● **WHAT THE TASK REQUIRES**: The records below are to be copied word for word, with every picture left out.

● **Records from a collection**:

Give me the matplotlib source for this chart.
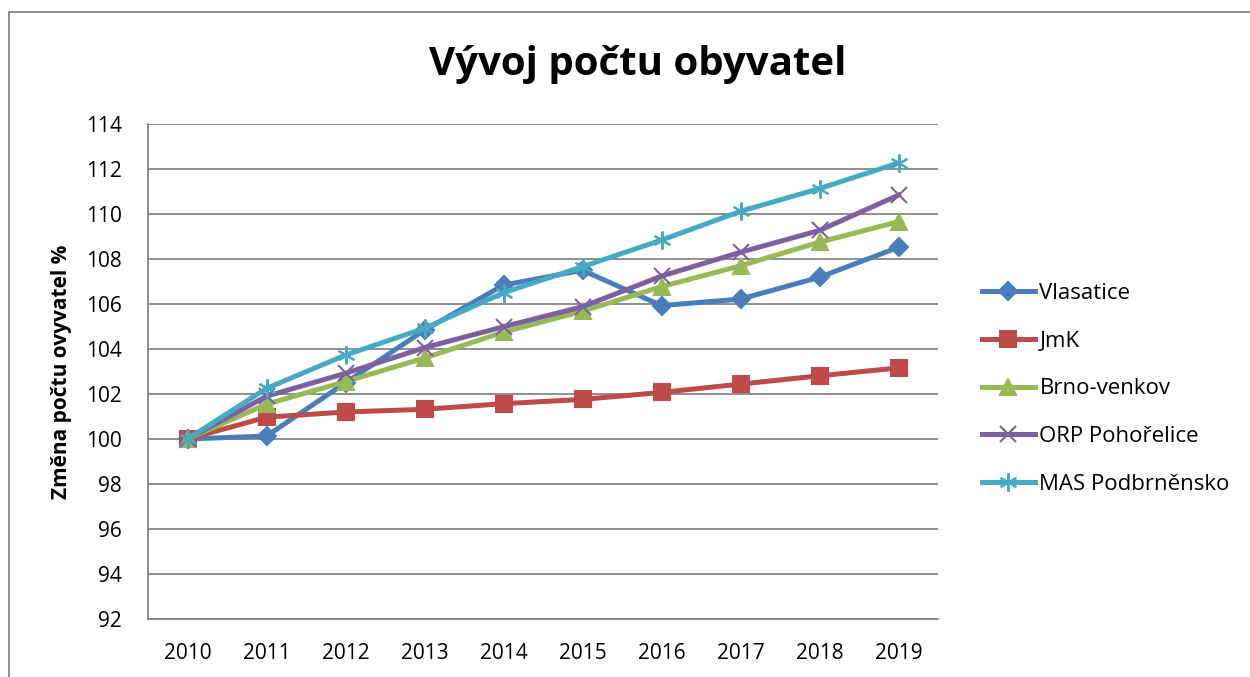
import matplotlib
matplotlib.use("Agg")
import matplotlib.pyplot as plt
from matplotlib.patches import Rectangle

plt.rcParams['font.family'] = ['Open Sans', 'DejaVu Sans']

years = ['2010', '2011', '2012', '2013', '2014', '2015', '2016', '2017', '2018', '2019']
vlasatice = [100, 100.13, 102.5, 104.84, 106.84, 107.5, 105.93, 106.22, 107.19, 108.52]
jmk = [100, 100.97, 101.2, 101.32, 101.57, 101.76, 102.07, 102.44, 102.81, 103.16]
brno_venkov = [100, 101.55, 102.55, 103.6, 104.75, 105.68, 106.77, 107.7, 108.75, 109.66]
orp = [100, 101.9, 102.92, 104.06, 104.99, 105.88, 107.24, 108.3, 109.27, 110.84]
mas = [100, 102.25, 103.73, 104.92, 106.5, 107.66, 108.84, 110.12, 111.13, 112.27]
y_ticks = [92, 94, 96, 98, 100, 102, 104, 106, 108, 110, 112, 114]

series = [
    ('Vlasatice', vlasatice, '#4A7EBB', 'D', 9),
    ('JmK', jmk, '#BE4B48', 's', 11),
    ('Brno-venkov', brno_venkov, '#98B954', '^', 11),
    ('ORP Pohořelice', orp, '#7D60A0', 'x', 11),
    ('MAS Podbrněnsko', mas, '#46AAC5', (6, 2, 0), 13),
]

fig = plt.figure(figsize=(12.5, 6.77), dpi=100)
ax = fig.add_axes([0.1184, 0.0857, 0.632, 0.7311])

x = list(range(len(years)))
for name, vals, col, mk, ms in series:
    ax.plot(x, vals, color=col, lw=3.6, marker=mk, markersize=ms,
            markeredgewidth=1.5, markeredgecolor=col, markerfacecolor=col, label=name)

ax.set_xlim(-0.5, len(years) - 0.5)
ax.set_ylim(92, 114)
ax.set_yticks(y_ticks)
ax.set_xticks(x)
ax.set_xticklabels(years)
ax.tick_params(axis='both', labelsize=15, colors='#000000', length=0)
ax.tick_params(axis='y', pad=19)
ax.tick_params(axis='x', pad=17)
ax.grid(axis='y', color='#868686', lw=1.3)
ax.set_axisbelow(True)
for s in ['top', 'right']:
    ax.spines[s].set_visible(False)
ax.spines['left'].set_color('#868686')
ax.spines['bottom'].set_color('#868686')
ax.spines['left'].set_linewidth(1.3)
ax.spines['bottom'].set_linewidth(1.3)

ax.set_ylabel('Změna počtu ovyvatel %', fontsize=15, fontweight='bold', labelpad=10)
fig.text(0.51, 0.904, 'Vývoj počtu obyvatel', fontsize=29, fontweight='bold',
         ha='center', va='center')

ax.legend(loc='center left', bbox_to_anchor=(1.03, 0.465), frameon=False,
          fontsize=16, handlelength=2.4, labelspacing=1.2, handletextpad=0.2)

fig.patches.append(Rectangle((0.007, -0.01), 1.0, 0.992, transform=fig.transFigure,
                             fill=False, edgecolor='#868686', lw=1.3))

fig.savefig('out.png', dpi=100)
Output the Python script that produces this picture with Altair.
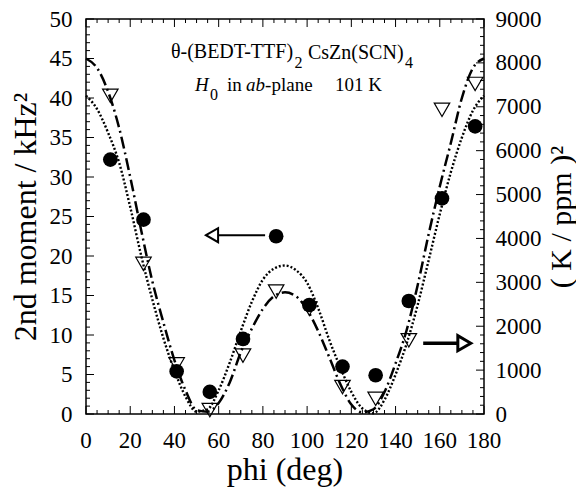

● **TASK RESPONSE**:
Give me the matplotlib source for this chart.
import matplotlib
matplotlib.use("Agg")
import matplotlib.pyplot as plt
from matplotlib.patches import Rectangle

plt.rcParams['font.family'] = ['Open Sans', 'DejaVu Sans']

years = ['2010', '2011', '2012', '2013', '2014', '2015', '2016', '2017', '2018', '2019']
vlasatice = [100, 100.13, 102.5, 104.84, 106.84, 107.5, 105.93, 106.22, 107.19, 108.52]
jmk = [100, 100.97, 101.2, 101.32, 101.57, 101.76, 102.07, 102.44, 102.81, 103.16]
brno_venkov = [100, 101.55, 102.55, 103.6, 104.75, 105.68, 106.77, 107.7, 108.75, 109.66]
orp = [100, 101.9, 102.92, 104.06, 104.99, 105.88, 107.24, 108.3, 109.27, 110.84]
mas = [100, 102.25, 103.73, 104.92, 106.5, 107.66, 108.84, 110.12, 111.13, 112.27]
y_ticks = [92, 94, 96, 98, 100, 102, 104, 106, 108, 110, 112, 114]

series = [
    ('Vlasatice', vlasatice, '#4A7EBB', 'D', 9),
    ('JmK', jmk, '#BE4B48', 's', 11),
    ('Brno-venkov', brno_venkov, '#98B954', '^', 11),
    ('ORP Pohořelice', orp, '#7D60A0', 'x', 11),
    ('MAS Podbrněnsko', mas, '#46AAC5', (6, 2, 0), 13),
]

fig = plt.figure(figsize=(12.5, 6.77), dpi=100)
ax = fig.add_axes([0.1184, 0.0857, 0.632, 0.7311])

x = list(range(len(years)))
for name, vals, col, mk, ms in series:
    ax.plot(x, vals, color=col, lw=3.6, marker=mk, markersize=ms,
            markeredgewidth=1.5, markeredgecolor=col, markerfacecolor=col, label=name)

ax.set_xlim(-0.5, len(years) - 0.5)
ax.set_ylim(92, 114)
ax.set_yticks(y_ticks)
ax.set_xticks(x)
ax.set_xticklabels(years)
ax.tick_params(axis='both', labelsize=15, colors='#000000', length=0)
ax.tick_params(axis='y', pad=19)
ax.tick_params(axis='x', pad=17)
ax.grid(axis='y', color='#868686', lw=1.3)
ax.set_axisbelow(True)
for s in ['top', 'right']:
    ax.spines[s].set_visible(False)
ax.spines['left'].set_color('#868686')
ax.spines['bottom'].set_color('#868686')
ax.spines['left'].set_linewidth(1.3)
ax.spines['bottom'].set_linewidth(1.3)

ax.set_ylabel('Změna počtu ovyvatel %', fontsize=15, fontweight='bold', labelpad=10)
fig.text(0.51, 0.904, 'Vývoj počtu obyvatel', fontsize=29, fontweight='bold',
         ha='center', va='center')

ax.legend(loc='center left', bbox_to_anchor=(1.03, 0.465), frameon=False,
          fontsize=16, handlelength=2.4, labelspacing=1.2, handletextpad=0.2)

fig.patches.append(Rectangle((0.007, -0.01), 1.0, 0.992, transform=fig.transFigure,
                             fill=False, edgecolor='#868686', lw=1.3))

fig.savefig('out.png', dpi=100)
Output the Python script that produces this picture with Altair.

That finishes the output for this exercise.